上でも仄めかしているのでトリップ付きで最後にアマチュア向けの方法論を書いておく。
>>154は一理あるもののアマが目指して良い類いの物ではない。高い目標は執筆の手を止める可能性がある。
>>156については作品の質による。ここに書かれているような作品も世には出ている。
ただし、それだけが至高とはならない。会話文を楽しむ形式の小説もある。
俺が角川で受賞した作品は会話の応酬が際立つ。それを念頭に置いて書いた物だった。
寸評ではその遣り取りが評価されて受賞に至ったとあった。作品に合わせて書き分けた方がいいという事例になるだろう。

自由間接話法や自由直接話法。他にも色々な視点が合わさって文体となる。
これらをどのように組み合わせて使うかは作者の考え方次第と言える。
神視点で話を進めたいのであれば使えばいい。ほとんどが会話文で埋められていても構わない。
段落を空けないで視点を変えることはあまり勧められないが、作者が必要と思うのならば挑戦すればいい。
このように書くとルールは無用に思えるが、たった一つだけ、守らないといけないことがある。
どのような技法を駆使して書いてもいいが、読者が違和感なく読めることが条件となる。
作品の内容よりも「この作品はこのような文体で書かれている」と言うことを
読者に伝えることが何よりも優先されると個人的には思っている。

男子高校生が主人公。朝の登校の場面から冒頭が始まるとする。

 いつもの通学路を歩いてはいたがぼんやりする。頭の中と同じで目も少し霞んでいた。
 そんな状態で空を見る。薄青い色が広がっていた。

このような書き出しならば読者は一人称と考え、その先も同じ文体が続くと思うだろう。

 学生服を着た上原淳史は眠そうな顔で通学路を歩いていた。生欠伸が絶えない。
 おもむろに空を見上げる。至って普通の青空を黙って眺めていた。

同じ場面であってもこのように描けば三人称に思える。
ここに色々と付け足すこともできる。読者に違和感を持たれないようにする必要はあるが。

 学生服を着た上原淳史は眠そうな顔で通学路を歩いていた。生欠伸が絶えない。
 おもむろに空を見上げる。青いな。その一言だけが心に浮かんだ。

長々と書いてきたが、俺の主張は二つ。
最初に文体を明かす。
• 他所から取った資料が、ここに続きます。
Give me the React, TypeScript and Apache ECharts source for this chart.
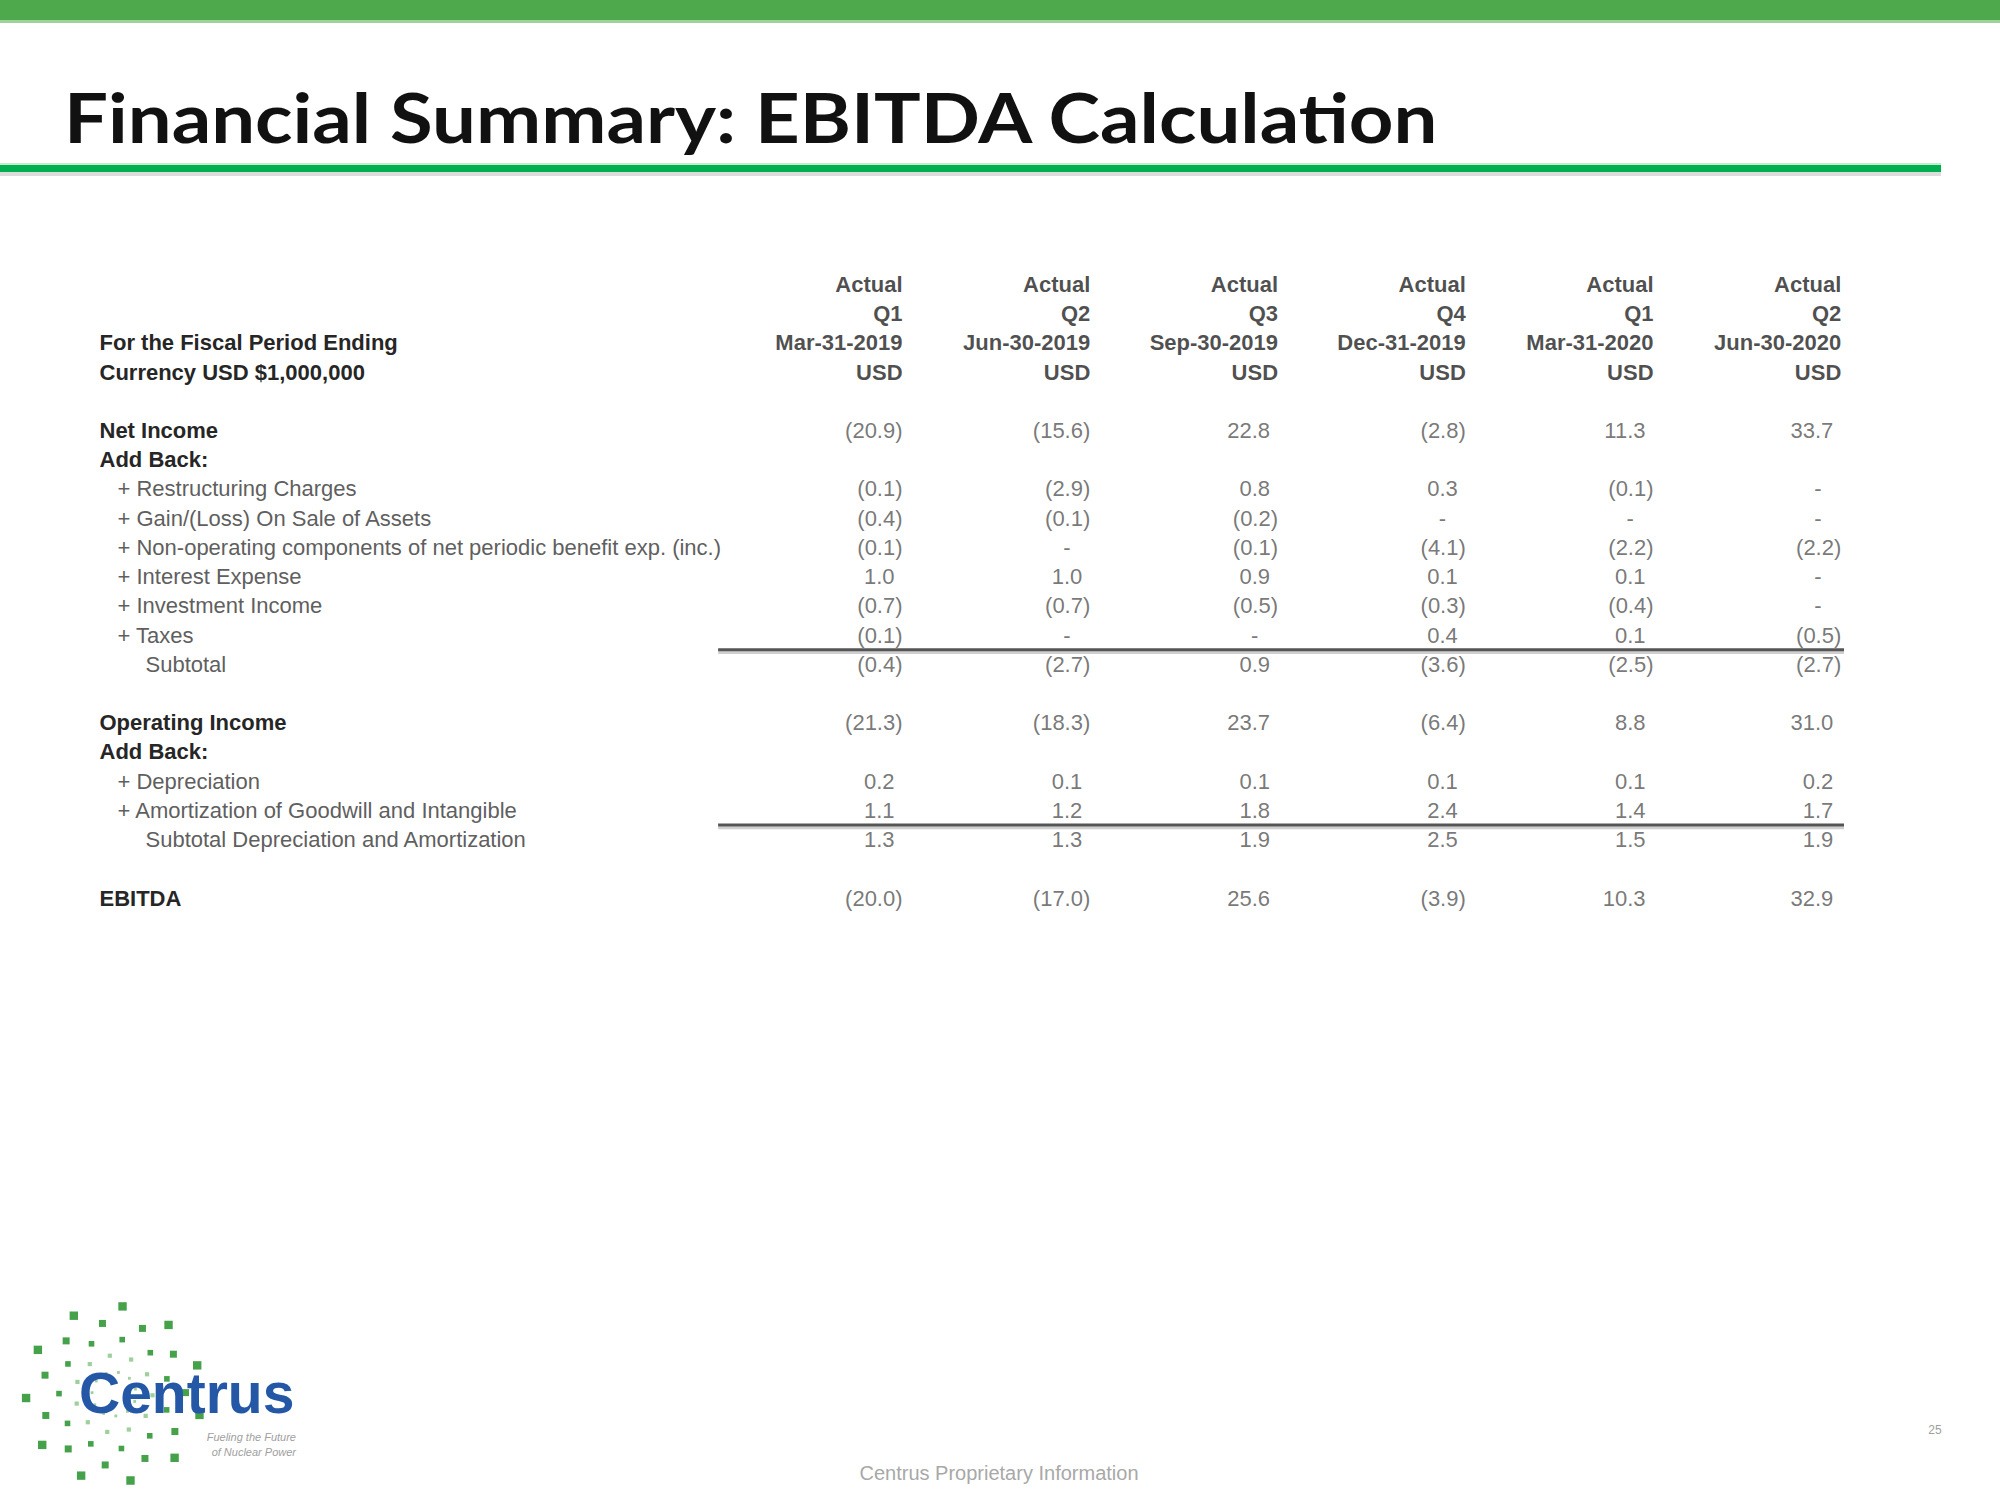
import React, { useEffect, useRef } from 'react';
import * as echarts from 'echarts';

// ---------- data ----------
const periodTypes = ['Actual', 'Actual', 'Actual', 'Actual', 'Actual', 'Actual'];
const quarters = ['Q1', 'Q2', 'Q3', 'Q4', 'Q1', 'Q2'];
const periodEndDates = ['Mar-31-2019', 'Jun-30-2019', 'Sep-30-2019', 'Dec-31-2019', 'Mar-31-2020', 'Jun-30-2020'];
const currencies = ['USD', 'USD', 'USD', 'USD', 'USD', 'USD'];

const rowLabels = [
  '', '', 'For the Fiscal Period Ending', 'Currency USD $1,000,000', '',
  'Net Income', 'Add Back:',
  '+ Restructuring Charges',
  '+ Gain/(Loss) On Sale of Assets',
  '+ Non-operating components of net periodic benefit exp. (inc.)',
  '+ Interest Expense',
  '+ Investment Income',
  '+ Taxes',
  'Subtotal', '',
  'Operating Income', 'Add Back:',
  '+ Depreciation',
  '+ Amortization of Goodwill and Intangible',
  'Subtotal Depreciation and Amortization', '',
  'EBITDA',
];
const rowKinds = ['', '', 'b', 'b', '', 'b', 'b', 'i', 'i', 'i', 'i', 'i', 'i', 's', '', 'b', 'b', 'i', 'i', 's', '', 'b'];

const netIncome = [-20.9, -15.6, 22.8, -2.8, 11.3, 33.7];
const restructuringCharges = [-0.1, -2.9, 0.8, 0.3, -0.1, null];
const gainLossOnSale = [-0.4, -0.1, -0.2, null, null, null];
const nonOperatingBenefit = [-0.1, null, -0.1, -4.1, -2.2, -2.2];
const interestExpense = [1.0, 1.0, 0.9, 0.1, 0.1, null];
const investmentIncome = [-0.7, -0.7, -0.5, -0.3, -0.4, null];
const taxes = [-0.1, null, null, 0.4, 0.1, -0.5];
const addBackSubtotal = [-0.4, -2.7, 0.9, -3.6, -2.5, -2.7];
const operatingIncome = [-21.3, -18.3, 23.7, -6.4, 8.8, 31.0];
const depreciation = [0.2, 0.1, 0.1, 0.1, 0.1, 0.2];
const amortization = [1.1, 1.2, 1.8, 2.4, 1.4, 1.7];
const subtotalDA = [1.3, 1.3, 1.9, 2.5, 1.5, 1.9];
const ebitda = [-20.0, -17.0, 25.6, -3.9, 10.3, 32.9];

const valueRows: [number, (number | null)[]][] = [
  [5, netIncome],
  [7, restructuringCharges],
  [8, gainLossOnSale],
  [9, nonOperatingBenefit],
  [10, interestExpense],
  [11, investmentIncome],
  [12, taxes],
  [13, addBackSubtotal],
  [15, operatingIncome],
  [17, depreciation],
  [18, amortization],
  [19, subtotalDA],
  [21, ebitda],
];
const headerRows: [number, string[]][] = [
  [0, periodTypes],
  [1, quarters],
  [2, periodEndDates],
  [3, currencies],
];
const ruleRows = [12.5, 18.5];

// ---------- styles ----------
const FONT = "'Liberation Sans', Arial, sans-serif";
const FS = 22;

function fmt(v: number | null): string {
  if (v === null) return '-';
  if (v < 0) return '(' + Math.abs(v).toFixed(1) + ')';
  return v.toFixed(1);
}

export default function App() {
  const ref = useRef<HTMLDivElement>(null);
  useEffect(() => {
    if (!ref.current) return;
    const chart = echarts.init(ref.current, undefined, { renderer: 'svg' });

    const numberData: any[] = [];
    valueRows.forEach(([row, vals]) => {
      vals.forEach((v, col) => {
        let label: any;
        if (v === null) label = { position: 'inside', align: 'center', offset: [-24, 0] };
        else if (v >= 0) label = { position: 'left', distance: 0, offset: [-8, 0] };
        else label = { position: 'left', distance: 0 };
        numberData.push({ value: [col, row, v], label });
      });
    });
    const headerData: any[] = [];
    headerRows.forEach(([row, vals]) => {
      vals.forEach((s, col) => headerData.push({ value: [col, row], name: s }));
    });

    const ruleSeries: any[] = [];
    ruleRows.forEach((r) => {
      ruleSeries.push({
        type: 'line', silent: true, clip: false, symbol: 'none',
        data: [[-0.985, r + 0.1], [5.02, r + 0.1]],
        lineStyle: { color: '#cfcfcf', width: 3 }, z: 1,
      });
      ruleSeries.push({
        type: 'line', silent: true, clip: false, symbol: 'none',
        data: [[-0.985, r], [5.02, r]],
        lineStyle: { color: '#555555', width: 3 }, z: 2,
      });
    });

    // logo dots (decorative)
    const dots: any[] = [];
    const cx = 114, cy = 1394;
    for (let k = 0; k < 11; k++) {
      for (let j = 0; j < 5; j++) {
        const r = 22 + j * 16.5;
        const ang = (k * (360 / 11) + r * 0.9) * Math.PI / 180;
        const sz = 1.4 + j * 0.7;
        dots.push({
          type: 'rect',
          shape: { x: cx + r * Math.cos(ang) - sz, y: cy + r * Math.sin(ang) - sz, width: sz * 2, height: sz * 2 },
          style: { fill: j > 1 ? '#45A24B' : '#9DD09B' },
          z: 1,
        });
      }
    }

    chart.setOption({
      animation: false,
      backgroundColor: '#ffffff',
      grid: { left: 715.3, right: 158.2, top: 284.4, bottom: 602, containLabel: false },
      xAxis: { type: 'value', min: -1, max: 5, show: false },
      yAxis: {
        type: 'value', inverse: true, min: 0, max: 21, interval: 1,
        axisLine: { show: false }, axisTick: { show: false }, splitLine: { show: false },
        axisLabel: {
          show: true, align: 'left', margin: 615.8, showMinLabel: true, showMaxLabel: true,
          hideOverlap: false,
          formatter: (v: number) => {
            const i = Math.round(v);
            const kind = rowKinds[i];
            if (!kind || !rowLabels[i]) return '';
            return '{' + kind + '|' + rowLabels[i] + '}';
          },
          rich: {
            b: { fontFamily: FONT, fontSize: FS, fontWeight: 'bold', color: '#262626' },
            i: { fontFamily: FONT, fontSize: FS, color: '#5f5f5f', padding: [0, 0, 0, 18] },
            s: { fontFamily: FONT, fontSize: FS, color: '#5f5f5f', padding: [0, 0, 0, 46] },
          },
        },
      },
      series: [
        {
          type: 'scatter', symbolSize: 1, itemStyle: { color: 'rgba(0,0,0,0)' }, silent: true,
          data: headerData,
          label: {
            show: true, position: 'left', distance: 0,
            formatter: (p: any) => p.name,
            fontFamily: FONT, fontSize: FS, fontWeight: 'bold', color: '#1f1f1f',
          },
        },
        {
          type: 'scatter', symbolSize: 1, itemStyle: { color: 'rgba(0,0,0,0)' }, silent: true,
          data: numberData,
          label: {
            show: true,
            formatter: (p: any) => fmt(p.value[2]),
            fontFamily: FONT, fontSize: FS, color: '#555555',
          },
        },
        ...ruleSeries,
      ],
      graphic: [
        { type: 'rect', shape: { x: 0, y: 0, width: 2000, height: 20 }, style: { fill: '#4DA94B' } },
        { type: 'rect', shape: { x: 0, y: 20, width: 2000, height: 3 }, style: { fill: '#9ED29A' } },
        {
          type: 'text', x: 64, y: 117, scaleX: 1.145,
          style: {
            text: 'Financial Summary: EBITDA Calculation',
            font: "bold 68px Lato, 'Liberation Sans', sans-serif",
            fill: '#111111', verticalAlign: 'middle', align: 'left',
          },
        },
        { type: 'rect', shape: { x: 0, y: 163, width: 1941, height: 2 }, style: { fill: '#c4ebcf' } },
        { type: 'rect', shape: { x: 0, y: 165, width: 1941, height: 7 }, style: { fill: '#00B050' } },
        { type: 'rect', shape: { x: 0, y: 172, width: 1941, height: 4 }, style: { fill: '#dcdcdc' } },
        ...dots,
        {
          type: 'text', x: 79, y: 1393, z: 5,
          style: {
            text: 'Centrus', font: "bold 57px 'Liberation Sans', Arial, sans-serif",
            fill: '#2458A6', verticalAlign: 'middle', align: 'left',
          },
        },
        {
          type: 'text', x: 296, y: 1437, z: 5,
          style: { text: 'Fueling the Future', font: "italic 11px 'Liberation Sans', sans-serif", fill: '#a0a0a0', align: 'right', verticalAlign: 'middle' },
        },
        {
          type: 'text', x: 296, y: 1452, z: 5,
          style: { text: 'of Nuclear Power', font: "italic 11px 'Liberation Sans', sans-serif", fill: '#a0a0a0', align: 'right', verticalAlign: 'middle' },
        },
        {
          type: 'text', x: 999, y: 1473,
          style: { text: 'Centrus Proprietary Information', font: "20px 'Liberation Sans', sans-serif", fill: '#a8a8a8', align: 'center', verticalAlign: 'middle' },
        },
        {
          type: 'text', x: 1935, y: 1430,
          style: { text: '25', font: "12px 'Liberation Sans', sans-serif", fill: '#a0a0a0', align: 'center', verticalAlign: 'middle' },
        },
      ],
    });
    return () => chart.dispose();
  }, []);
  return <div ref={ref} style={{ position: 'absolute', left: 0, top: 0, width: 2000, height: 1500 }} />;
}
章毎に変えるとしても冒頭で読者にわかるように書く。
どのような文体でもいいが、読者が引っ掛からないで読めることがルールとなる。

この二つが守られた作品を書き上げることから全てが始まる。
基本無くして応用無し、が俺の考え方で他者にも勧められる方法論と思っている。
実際に俺が関わっているスレッドで受賞者を出している。書籍化まで到達した作者もいる。
試す価値はあるだろう。盲信は視野を狭めるので自身のアイデアを盛り込んでもいい。

これで俺の書き込みは最後とする。